▶ WHAT YOU SHOULD DO:
Copy exactly, and only, the lines between the line holding "Reproduce this chart" and the line holding "from matplotlib.patches import", inclusive; skip the pictures.

▶ RECORDS SHOWN:
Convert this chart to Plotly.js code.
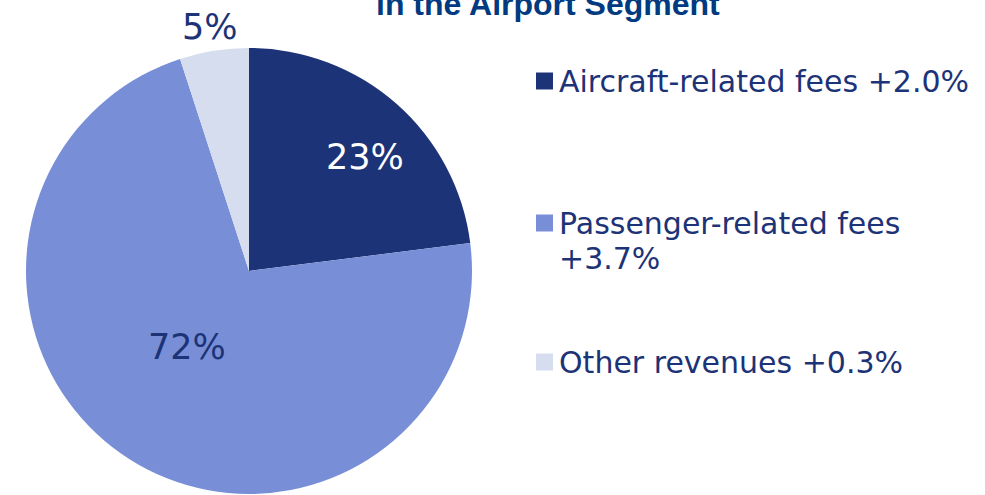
<!DOCTYPE html>
<html>
<head>
<meta charset="utf-8">
<script src="https://cdn.plot.ly/plotly-3.0.1.min.js"></script>
<style>
html,body{margin:0;padding:0;overflow:hidden;background:#fff;}
#chart{width:985px;height:499px;}
</style>
</head>
<body>
<div id="chart"></div>
<script>
const categories = ["Aircraft-related fees", "Passenger-related fees", "Other revenues"];
const shares = [23, 72, 5];
const changes = ["+2.0%", "+3.7%", "+0.3%"];
const sliceLabels = ["23%", "72%", "5%"];
const colors = ["#1d3377", "#788fd7", "#d5ddee"];
const labelColors = ["#ffffff", "#1d3377", "#1d3377"];
const textColor = "#1d3377";
const titleText = "in the Airport Segment";

const W = 985, H = 499;
const px = x => x / W;
const py = y => (H - y) / H;

// pie geometry (pixels)
const CX = 249, CY = 271, R = 223;

const trace = {
  type: "pie",
  labels: categories,
  values: shares,
  textinfo: "none",
  sort: false,
  direction: "clockwise",
  rotation: 0,
  marker: {colors: colors, line: {width: 0}},
  domain: {x: [px(CX - R), px(CX + R)], y: [py(CY + R), py(CY - R)]},
  showlegend: false,
  hoverinfo: "label+percent"
};

const shapes = [];
const annotations = [];

// slice labels placed from the data's mid angles
const labelRadius = [0.73, 0.44, 1.11];
const labelAngleShift = [4, 7, 0];
const total = shares.reduce((a, b) => a + b, 0);
let cum = 0;
for (let i = 0; i < shares.length; i++) {
  const mid = (cum + shares[i] / 2) / total * 360 + labelAngleShift[i];
  cum += shares[i];
  const a = mid * Math.PI / 180;
  const r = R * labelRadius[i];
  annotations.push({
    xref: "paper", yref: "paper",
    x: px(CX + r * Math.sin(a)), y: py(CY - r * Math.cos(a)),
    xanchor: "center", yanchor: "middle",
    text: sliceLabels[i], showarrow: false,
    font: {family: "DejaVu Sans", size: 35, color: labelColors[i]}
  });
}

// custom legend
const legendY = [81, 223, 362];
const legendLines = [
  [categories[0] + " " + changes[0]],
  [categories[1], changes[1]],
  [categories[2] + " " + changes[2]]
];
const lineGap = 35;
for (let i = 0; i < categories.length; i++) {
  shapes.push({
    type: "rect", xref: "paper", yref: "paper",
    x0: px(536), x1: px(553), y0: py(legendY[i] + 8.5), y1: py(legendY[i] - 8.5),
    fillcolor: colors[i], line: {width: 0}
  });
  legendLines[i].forEach((ln, j) => {
    annotations.push({
      xref: "paper", yref: "paper",
      x: px(557), y: py(legendY[i] + j * lineGap),
      xanchor: "left", yanchor: "middle",
      text: ln, showarrow: false, align: "left",
      font: {family: "DejaVu Sans", size: 30, color: textColor}
    });
  });
}
annotations.push({
  xref: "paper", yref: "paper",
  x: px(548), y: py(4), xanchor: "center", yanchor: "middle",
  text: "<b>" + titleText + "</b>", showarrow: false,
  font: {family: "Liberation Sans, Arial", size: 32, color: "#003a80"}
});

Plotly.newPlot("chart", [trace], {
  width: W, height: H,
  margin: {l: 0, r: 0, t: 0, b: 0},
  paper_bgcolor: "#ffffff",
  showlegend: false,
  shapes: shapes,
  annotations: annotations
}, {staticPlot: true});
</script>
</body>
</html>
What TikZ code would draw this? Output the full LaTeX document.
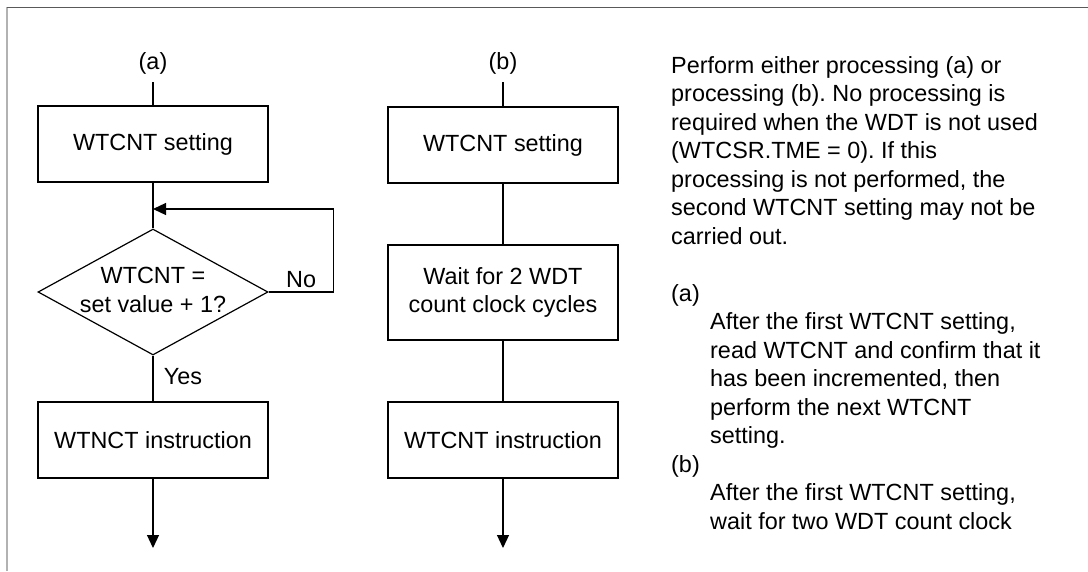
\documentclass[tikz,border=0pt]{standalone}
\usepackage{fontspec}
\setmainfont{Liberation Sans}
\usetikzlibrary{arrows.meta,positioning,shapes.geometric}
\frenchspacing

\tikzset{
  stepbox/.style={draw, line width=1.2pt, minimum width=230pt, inner sep=0pt, align=center},
  cond/.style={draw, diamond, line width=1.2pt, minimum width=230pt, minimum height=126pt, inner sep=0pt},
  flow/.style={line width=1.2pt},
  flowarr/.style={line width=1.2pt, -{Triangle[length=13pt,width=12pt]}},
  tag/.style={inner sep=8pt}
}

\begin{document}
\begin{tikzpicture}[x=1pt, y=-1pt, font=\fontsize{23.4pt}{28.5pt}\selectfont]
\useasboundingbox (0,0) rectangle (1088,571);
% frame
\draw[black!30, line width=2pt] (7,571) -- (7,7);
\draw[black!65, line width=1pt] (7,7) -- (1088,7);
% processing (a)
\node[tag] (la) at (153,63) {(a)};
\node[stepbox, minimum height=76pt] (sa) at (153,144) {WTCNT setting};
\node[cond] (da) at (153,292) {};
\node[align=center] (qa) at (153,290) {WTCNT =\\set value + 1?};
\node[stepbox, minimum height=76pt] (ia) at (153,440) {WTNCT instruction};
\coordinate (ja) at (153,209);
\coordinate (ea) at (153,548);
\draw[flow] (la) -- (sa);
\draw[flow] (sa) -- (da);
\draw[flowarr] (da.east) -- node[above] {No} ++(65,0) |- (ja);
\draw[flow] (da.south) -- node[right=7pt, pos=0.45] {Yes} (ia);
\draw[flowarr] (ia) -- (ea);
% processing (b)
\node[tag] (lb) at (503,63) {(b)};
\node[stepbox, minimum height=76pt] (sb) at (503,145) {WTCNT setting};
\node[stepbox, minimum height=95pt] (wb) at (503,292.5) {Wait for 2 WDT\\count clock cycles};
\node[stepbox, minimum height=76pt] (ib) at (503,440) {WTCNT instruction};
\coordinate (eb) at (503,548);
\draw[flow] (lb) -- (sb);
\draw[flow] (sb) -- (wb);
\draw[flow] (wb) -- (ib);
\draw[flowarr] (ib) -- (eb);
% notes
\node[anchor=north west, align=left, inner sep=0pt] (note) at (671,56) {Perform either processing (a) or\\
processing (b). No processing is\\
required when the WDT is not used\\
(WTCSR.TME = 0). If this\\
processing is not performed, the\\
second WTCNT setting may not be\\
carried out.\\[28.5pt]
(a)\\
\hspace*{39pt}After the first WTCNT setting,\\
\hspace*{39pt}read WTCNT and confirm that it\\
\hspace*{39pt}has been incremented, then\\
\hspace*{39pt}perform the next WTCNT\\
\hspace*{39pt}setting.\\
(b)\\
\hspace*{39pt}After the first WTCNT setting,\\
\hspace*{39pt}wait for two WDT count clock};
\end{tikzpicture}
\end{document}
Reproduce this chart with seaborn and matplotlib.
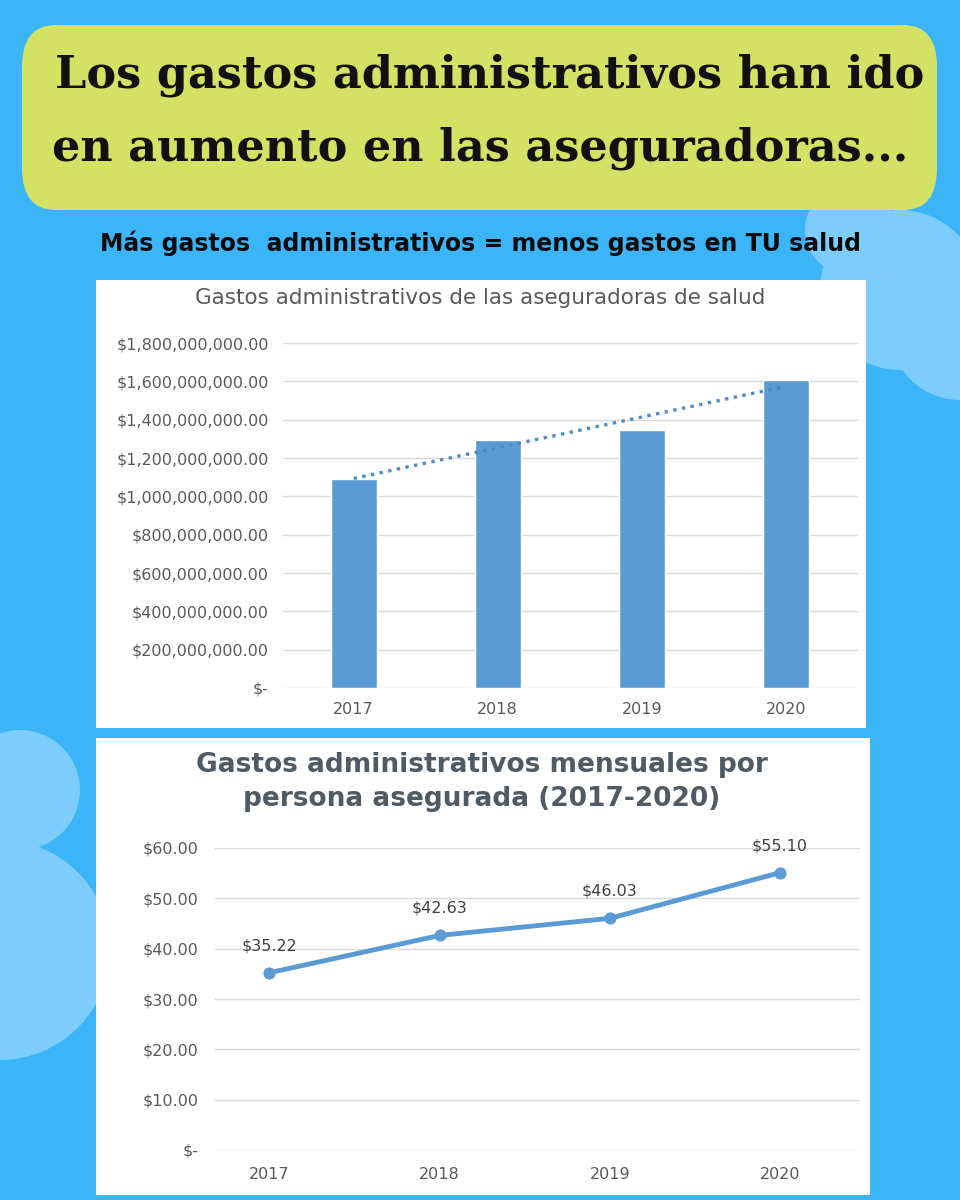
import matplotlib
matplotlib.use("Agg")
import matplotlib.pyplot as plt
import seaborn as sns
import numpy as np
import pandas as pd
from matplotlib.patches import FancyBboxPatch, Rectangle, Ellipse

years = ["2017", "2018", "2019", "2020"]
gastos_totales = [1.089e9, 1.294e9, 1.346e9, 1.606e9]
gastos_mensuales = [35.22, 42.63, 46.03, 55.10]
bar_ticks = [0, 2e8, 4e8, 6e8, 8e8, 1e9, 1.2e9, 1.4e9, 1.6e9, 1.8e9]
line_ticks = [0, 10, 20, 30, 40, 50, 60]

sns.set_theme(style="white")
plt.rcParams['font.family'] = ['DejaVu Sans']
W, H = 960, 1200
fig = plt.figure(figsize=(9.6, 12), dpi=100)
fig.patch.set_facecolor("#3BB4F8")

def fx(x): return x / W
def fy(y): return 1 - y / H

# decorative clouds (mostly hidden behind panels)
for (cx, cy, r) in [(900, 290, 80), (960, 330, 70), (850, 230, 45), (20, 790, 60), (0, 950, 110)]:
    fig.patches.append(Ellipse((fx(cx), fy(cy)), 2 * r / W, 2 * r / H, transform=fig.transFigure,
                               facecolor="#7CCDFB", edgecolor="none", zorder=0))

# title box
fig.patches.append(FancyBboxPatch((fx(22), fy(210)), fx(915), (185) / H,
                                  boxstyle="round,pad=0,rounding_size=0.035",
                                  transform=fig.transFigure, facecolor="#D3E265",
                                  edgecolor="none", zorder=1))
fig.text(fx(490), fy(75), "Los gastos administrativos han ido", ha="center", va="center",
         fontsize=32, family="DejaVu Serif", fontweight="semibold", color="#111111", zorder=2)
fig.text(fx(480), fy(148), "en aumento en las aseguradoras...", ha="center", va="center",
         fontsize=32, family="DejaVu Serif", fontweight="semibold", color="#111111", zorder=2)
fig.text(fx(480), fy(243), "Más gastos  administrativos = menos gastos en TU salud",
         ha="center", va="center", fontsize=17, fontweight="bold", color="#0a0a0a")

# white panels
fig.patches.append(Rectangle((fx(96), fy(728)), fx(770), 448 / H, transform=fig.transFigure,
                             facecolor="white", edgecolor="none", zorder=1))
fig.patches.append(Rectangle((fx(96), fy(1195)), fx(774), 457 / H, transform=fig.transFigure,
                             facecolor="white", edgecolor="none", zorder=1))

blue = "#5B9BD5"
grid = "#D9D9D9"
tick_c = "#595959"

# bar chart
ax1 = fig.add_axes([fx(283), fy(688), fx(575), (688 - 343) / H])
ax1.set_zorder(3)
df1 = pd.DataFrame({"year": years, "gastos": gastos_totales})
sns.barplot(data=df1, x="year", y="gastos", color=blue, width=0.32, ax=ax1, saturation=1)
xs = np.arange(len(years))
coef = np.polyfit(xs, gastos_totales, 1)
ax1.plot(xs, np.polyval(coef, xs), linestyle=":", color="#4A8CC4", lw=2.4)
ax1.set_ylim(0, 1.8e9)
ax1.set_xlim(-0.49, 3.5)
ax1.set_yticks(bar_ticks)
ax1.set_yticklabels(["$-" if v == 0 else f"${v:,.2f}" for v in bar_ticks])
ax1.yaxis.grid(True, color=grid, lw=1)
ax1.set_axisbelow(True)
for s in ax1.spines.values(): s.set_visible(False)
ax1.set_xlabel(""); ax1.set_ylabel("")
ax1.tick_params(axis="both", colors=tick_c, labelsize=11.5, length=0, pad=10)
ax1.set_facecolor("none")
fig.text(fx(480), fy(298), "Gastos administrativos de las aseguradoras de salud",
         ha="center", va="center", fontsize=15.5, color="#595959", zorder=4)

# line chart
ax2 = fig.add_axes([fx(215), fy(1150), fx(645), (1150 - 848) / H])
ax2.set_zorder(3)
df2 = pd.DataFrame({"year": years, "gasto": gastos_mensuales})
sns.lineplot(data=df2, x="year", y="gasto", color=blue, lw=3.5, marker="o",
             markersize=8, markeredgecolor=blue, ax=ax2)
for i, v in enumerate(gastos_mensuales):
    ax2.annotate(f"${v:.2f}", (i, v), textcoords="offset points", xytext=(0, 14),
                 ha="center", va="bottom", fontsize=11.5, color="#404040")
ax2.set_xlim(-0.32, 3.47)
ax2.set_ylim(0, 60)
ax2.set_yticks(line_ticks)
ax2.set_yticklabels(["$-" if v == 0 else f"${v:.2f}" for v in line_ticks])
ax2.yaxis.grid(True, color=grid, lw=1)
for s in ax2.spines.values(): s.set_visible(False)
ax2.set_xlabel(""); ax2.set_ylabel("")
ax2.tick_params(axis="both", colors=tick_c, labelsize=11.5, length=0, pad=12)
ax2.set_facecolor("none")
fig.text(fx(482), fy(782), "Gastos administrativos mensuales por\npersona asegurada (2017-2020)",
         ha="center", va="center", fontsize=19, fontweight="bold", color="#505A64",
         linespacing=1.45, zorder=4)

fig.savefig("out.png", dpi=100, facecolor=fig.get_facecolor())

▶ TASK RESPONSE:
Reproduce this chart with seaborn and matplotlib.
import matplotlib
matplotlib.use("Agg")
import matplotlib.pyplot as plt
import seaborn as sns
import numpy as np
import pandas as pd
from matplotlib.patches import FancyBboxPatch, Rectangle, Ellipse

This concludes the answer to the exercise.